Friday, June 6, 2014

Broadway Nails ImPRESS Manicure

I was lucky enough to get to try out the Broadway Nails ImPRESS Manicure through my status as a member of Influenster. I was provided with a free sample of the product in order to provide a review.

I have repulsively short nails. Really, it's embarrassing. I have an extremely hard time not biting the hell out of them. Sometimes I convince myself that I'm not going to do it, and I manage to grow them to normal people lengths and feel really, obnoxiously proud of myself for a few days. I paint them (I have a stupid big nailpolish collection, ask anyone) and file them... and then there's a particularly harrowing episode of Orphan Black or something, and I'm right back to where I started.
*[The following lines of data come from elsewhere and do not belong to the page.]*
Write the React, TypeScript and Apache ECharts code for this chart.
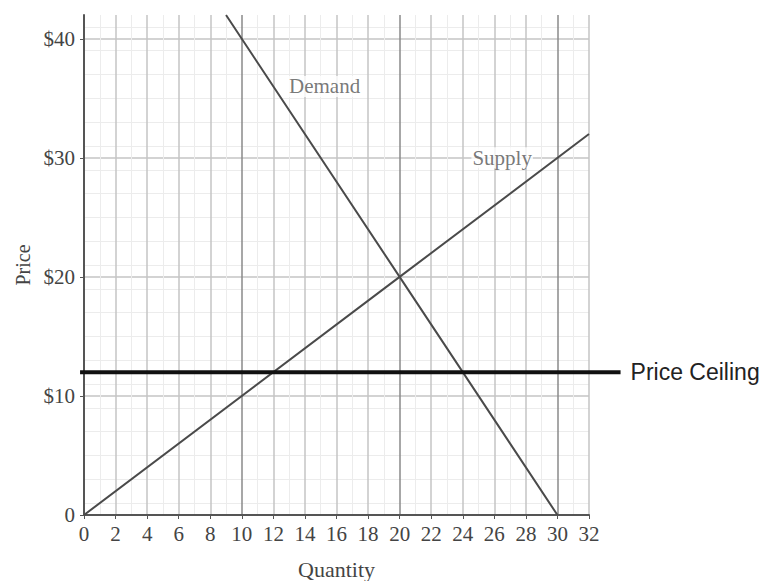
import React, { useEffect, useRef } from "react";
import * as echarts from "echarts";

const xTickValues = [0, 2, 4, 6, 8, 10, 12, 14, 16, 18, 20, 22, 24, 26, 28, 30, 32];
const yTickValues = [0, 10, 20, 30, 40];
const yTickLabels = ["0", "$10", "$20", "$30", "$40"];
const demandPoints: [number, number][] = [[9, 42], [20, 20], [30, 0]];
const supplyPoints: [number, number][] = [[0, 0], [20, 20], [32, 32]];
const ceilingPoints: [number, number][] = [[-0.25, 12], [34, 12]];
const curveLabels: [number, number, string][] = [[12.93, 36, "Demand"], [24.55, 30, "Supply"]];

const SERIF = "'Liberation Serif', 'DejaVu Serif', serif";
const SANS = "'Liberation Sans', Arial, sans-serif";

export default function App() {
  const ref = useRef<HTMLDivElement>(null);
  useEffect(() => {
    if (!ref.current) return;
    const chart = echarts.init(ref.current, undefined, { renderer: "svg" });
    const gridColors = ["#8a8a8a", "#c4c4c4", "#c4c4c4", "#c4c4c4", "#c4c4c4"];
    const pxPerUnit = 505 / 32;
    const extRight = 769 - (84 + 34 * pxPerUnit);
    const extLeft = 84 - 0.25 * pxPerUnit;
    chart.setOption({
      animation: false,
      backgroundColor: "#ffffff",
      grid: [
        { left: 84, top: 15, right: 180, bottom: 66, containLabel: false, outerBoundsMode: "none" },
        { left: extLeft, top: 15, right: extRight, bottom: 66, containLabel: false, outerBoundsMode: "none" },
      ],
      xAxis: [
        {
          type: "value",
          gridIndex: 0,
          min: 0,
          max: 32,
          interval: 2,
          name: "Quantity",
          nameLocation: "middle",
          nameGap: 43,
          nameTextStyle: { fontFamily: SERIF, fontSize: 22, color: "#444" },
          axisLine: { show: true, onZero: false, lineStyle: { color: "#555", width: 2 } },
          axisTick: { show: true, length: 4, lineStyle: { color: "#555" } },
          axisLabel: {
            fontFamily: SERIF,
            fontSize: 21,
            color: "#444",
            margin: 8,
            customValues: xTickValues,
            formatter: (v: number) => String(v),
          },
          splitLine: { show: true, lineStyle: { color: gridColors, width: 1.5 } },
          minorTick: { show: false, splitNumber: 2 },
          minorSplitLine: { show: true, lineStyle: { color: "#ececec", width: 1 } },
        },
        {
          type: "value",
          gridIndex: 1,
          min: -0.25,
          max: 34,
          show: false,
        },
      ],
      yAxis: [
        {
          type: "value",
          gridIndex: 0,
          min: 0,
          max: 42,
          interval: 2,
          name: "Price",
          nameLocation: "middle",
          nameGap: 50,
          nameTextStyle: { fontFamily: SERIF, fontSize: 20, color: "#444" },
          axisLine: { show: true, onZero: false, lineStyle: { color: "#555", width: 2 } },
          axisTick: { show: true, length: 4, customValues: yTickValues, lineStyle: { color: "#555" } },
          axisLabel: {
            fontFamily: SERIF,
            fontSize: 21,
            color: "#444",
            margin: 9,
            customValues: yTickValues,
            formatter: (v: number) => yTickLabels[yTickValues.indexOf(v)] ?? "",
          },
          splitLine: { show: true, lineStyle: { color: gridColors, width: 1.5 } },
          minorTick: { show: false, splitNumber: 2 },
          minorSplitLine: { show: true, lineStyle: { color: "#ececec", width: 1 } },
        },
        {
          type: "value",
          gridIndex: 1,
          min: 0,
          max: 42,
          show: false,
        },
      ],
      series: [
        {
          name: "Demand",
          type: "line",
          data: demandPoints,
          symbol: "none",
          lineStyle: { color: "#4a4a4a", width: 2 },
          z: 3,
        },
        {
          name: "Supply",
          type: "line",
          data: supplyPoints,
          symbol: "none",
          lineStyle: { color: "#4a4a4a", width: 2 },
          z: 3,
        },
        {
          name: "Price Ceiling",
          type: "line",
          xAxisIndex: 1,
          yAxisIndex: 1,
          data: ceilingPoints,
          symbol: "none",
          lineStyle: { color: "#111", width: 4 },
          endLabel: {
            show: true,
            formatter: "Price Ceiling",
            fontFamily: SANS,
            fontSize: 23,
            color: "#222",
            distance: 10,
          },
          z: 4,
        },
        {
          name: "labels",
          type: "scatter",
          data: curveLabels,
          symbolSize: 0,
          label: {
            show: true,
            position: "right",
            distance: 0,
            formatter: (p: any) => p.data[2],
            fontFamily: SERIF,
            fontSize: 21,
            color: "#555",
            backgroundColor: "#ffffff",
            padding: [0, 1],
          },
          z: 5,
        },
      ],
    });
    return () => chart.dispose();
  }, []);
  return <div ref={ref} style={{ width: 769, height: 581, position: "absolute", left: 0, top: 0 }} />;
}
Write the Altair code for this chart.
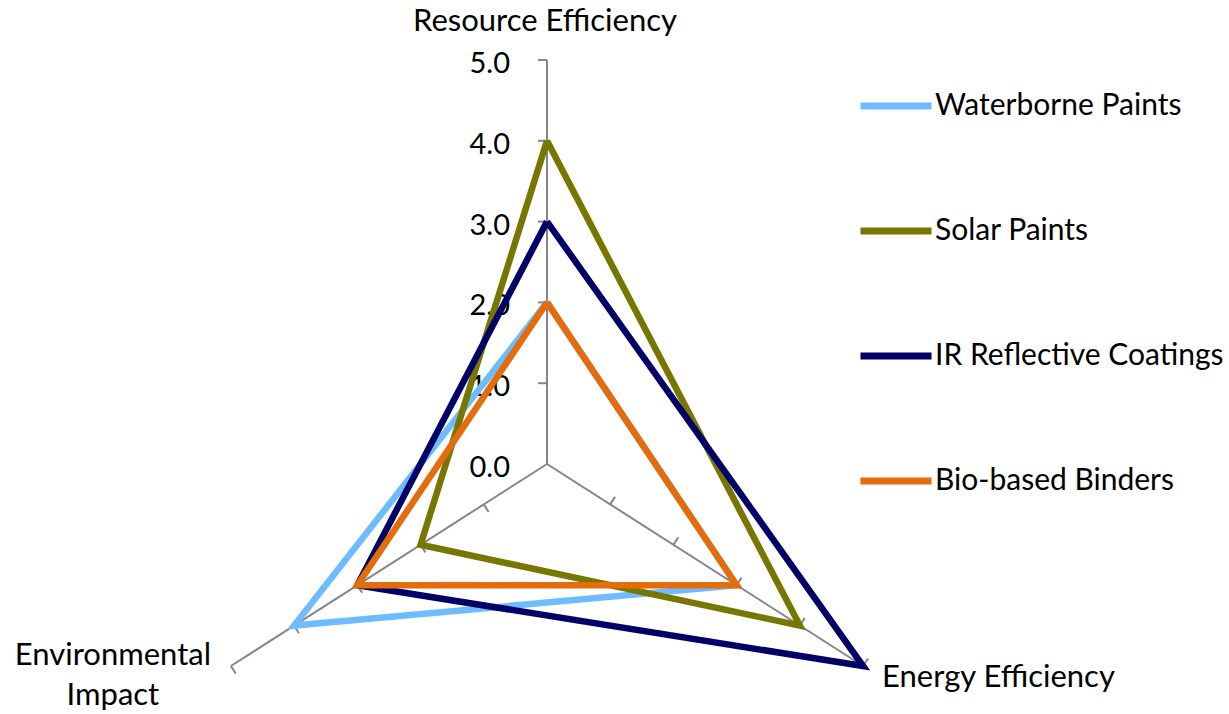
import altair as alt
import pandas as pd
import numpy as np

# ---- data ----
series = ["Waterborne Paints", "Solar Paints", "IR Reflective Coatings", "Bio-based Binders"]
colors = ["#6DBCFF", "#777700", "#000066", "#E46C0A"]
categories = ["Resource Efficiency", "Energy Efficiency", "Environmental Impact"]
resource = [2, 4, 3, 2]
energy = [3, 4, 5, 3]
environmental = [4, 2, 3, 3]
tick_values = [0, 1, 2, 3, 4, 5]
tick_labels = ["0.0", "1.0", "2.0", "3.0", "4.0", "5.0"]
axis_angles = [90, -30, 210]  # degrees, one per category

# ---- layout constants ----
W, H = 1229, 714
CX, CY = 547, 464          # centre in pixels
UX, UY = 73.0, 80.8        # pixels per unit
FONT = "Lato"
FS = 29                    # tick labels
FSL = 31                   # category labels
FSLEG = 30                 # legend labels
RMAX = 5

xscale = alt.Scale(domain=[-CX / UX, (W - CX) / UX], nice=False, zero=False)
yscale = alt.Scale(domain=[-(H - CY) / UY, CY / UY], nice=False, zero=False)

# series polygons
rows = []
for i, s in enumerate(series):
    vals = [resource[i], energy[i], environmental[i], resource[i]]
    for k, v in enumerate(vals):
        rows.append(dict(series=s, order=k, cat=categories[k % 3], value=v, angle=axis_angles[k % 3]))
df_lines = pd.DataFrame(rows)

# spokes
df_spokes = pd.DataFrame(dict(cat=categories, angle=axis_angles, r=[RMAX] * 3))

# tick marks along spokes (9 px long, perpendicular, on the counter-clockwise side)
trows = []
for a in axis_angles:
    ar = np.deg2rad(a)
    dx_px, dy_px = UX * np.cos(ar), UY * np.sin(ar)
    n = np.hypot(dx_px, dy_px)
    px, py = -dy_px / n, dx_px / n
    for r in tick_values[1:]:
        x0, y0 = r * np.cos(ar), r * np.sin(ar)
        trows.append(dict(x=x0, y=y0, x2=x0 + 9 * px / UX, y2=y0 + 9 * py / UY))
df_ticks = pd.DataFrame(trows)

df_ticklabels = pd.DataFrame(dict(v=tick_values, label=tick_labels))

X = lambda f: alt.X(f, type="quantitative", scale=xscale, axis=None)
Y = lambda f: alt.Y(f, type="quantitative", scale=yscale, axis=None)

spokes = alt.Chart(df_spokes).transform_calculate(
    x0="0", y0="0",
    x1="datum.r*cos(datum.angle*PI/180)", y1="datum.r*sin(datum.angle*PI/180)",
).mark_rule(color="#868686", strokeWidth=2).encode(
    x=X("x0"), y=Y("y0"), x2="x1:Q", y2="y1:Q"
)

ticks = alt.Chart(df_ticks).mark_rule(color="#868686", strokeWidth=2).encode(
    x=X("x"), y=Y("y"), x2="x2:Q", y2="y2:Q"
)

tick_text = alt.Chart(df_ticklabels).transform_calculate(x0="0").mark_text(
    align="right", baseline="middle", dx=-37, dy=4, font=FONT, fontSize=FS, color="black"
).encode(x=X("x0"), y=Y("v"), text="label:N")

lines = alt.Chart(df_lines).transform_calculate(
    x="datum.value*cos(datum.angle*PI/180)", y="datum.value*sin(datum.angle*PI/180)"
).mark_line(strokeWidth=6.5, strokeJoin="miter", strokeCap="butt").encode(
    x=X("x"), y=Y("y"),
    color=alt.Color("series:N", scale=alt.Scale(domain=series, range=colors),
                    legend=alt.Legend(title=None, orient="none", legendX=857, legendY=67,
                                      symbolType="stroke", symbolSize=5041, symbolStrokeWidth=7,
                                      labelFont=FONT, labelFontSize=FSLEG, labelColor="black",
                                      labelLimit=0, labelOffset=0, rowPadding=71,
                                      symbolOffset=0, padding=0)),
    order="order:Q",
)

def cat_label(idx, align, dx, dy):
    d = pd.DataFrame(dict(cat=[categories[idx]], angle=[axis_angles[idx]], r=[RMAX]))
    return alt.Chart(d).transform_calculate(
        x="datum.r*cos(datum.angle*PI/180)", y="datum.r*sin(datum.angle*PI/180)",
        txt="datum.cat == 'Environmental Impact' ? ['Environmental', 'Impact'] : datum.cat",
    ).mark_text(align=align, baseline="middle", dx=dx, dy=dy, font=FONT, fontSize=FSL,
                color="black", lineHeight=40).encode(x=X("x"), y=Y("y"), text="txt:N")

lab_res = cat_label(0, "center", -2, -38)
lab_en = cat_label(1, "left", 19, 12)
lab_env = cat_label(2, "center", -118, -10)

chart = alt.layer(spokes, ticks, tick_text, lines, lab_res, lab_en, lab_env).properties(
    width=W, height=H, autosize=alt.AutoSizeParams(type="none"), padding=0, background="white"
).configure_view(stroke=None)

chart.save("out.html", embed_options={"renderer": "svg", "actions": False})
Enter Broadway Nails ImPRESS Manicure, the most realistic fake nails I've ever seen. They come in a perfectly adorable case shaped like a bottle of nailpolish, and each bottle contains 24 fake nails, so you're sure to find ones to fit each finger. They currently have over 40 different shades and patterns available, as well as 2 options for your toenails! I was given "Control Freak" and "Working Girl" to test out.

The nails could not be easier or quicker to apply. All you need to do is figure out which sizes you want to work with, pull the backings off, and press them firmly to your own nails. No glue, no trimming, no mess. I've never personally bothered with fake nails much in the past for two reasons: One, the mess, and two, the look. The ImPRESS manicure definitely eliminates reason one. If a few plastic backings are too much of a problem for you to handle, then I'd wager you've got bigger issues at hand. And reason number two is nicely taken care of as well: These babies look real.

Most store-bought fake nails are ridiculously long and strangely shaped. They scream plastic from a mile away. When I uploaded a photo of my ImPRESS manicure to my facebook, I had a friend say that she didn't even realize that they were fake nails until I explained it to her. They're not silly long, they look like nails that a real person could actually grow. They're natural looking and wouldn't give an onlooker a moment's pause as to their veracity. With those two conditions met, I am officially a fan.

Now another aspect that Broadway likes to talk about is the longevity of the nails. They claim that the nails can last up to a week without falling off, and I believe them! I do! That just wasn't my experience. As the busy mother of two ridiculously active kids under two, there was no way these things were staying on. No matter how hard I pressed, or how much I avoided physically intensive labour, it was simply not happenin'. Between changing some scary deuces and pushing that carseat unlatch button (why is it always that stupid button?), I was sporting several missing nails within a few hours. The theory was also floated that because I have such abysmally short real nails, the fake ones had less to grab onto and thus didn't adhere as efficiently. Regardless, they didn't last a fraction as long as I was hoping they would.

Tl;dr, these babies look great, are easy to manage, but don't necessarily stand up to the test of toddler. I would buy them, but only for use on very special, kid-free occasions.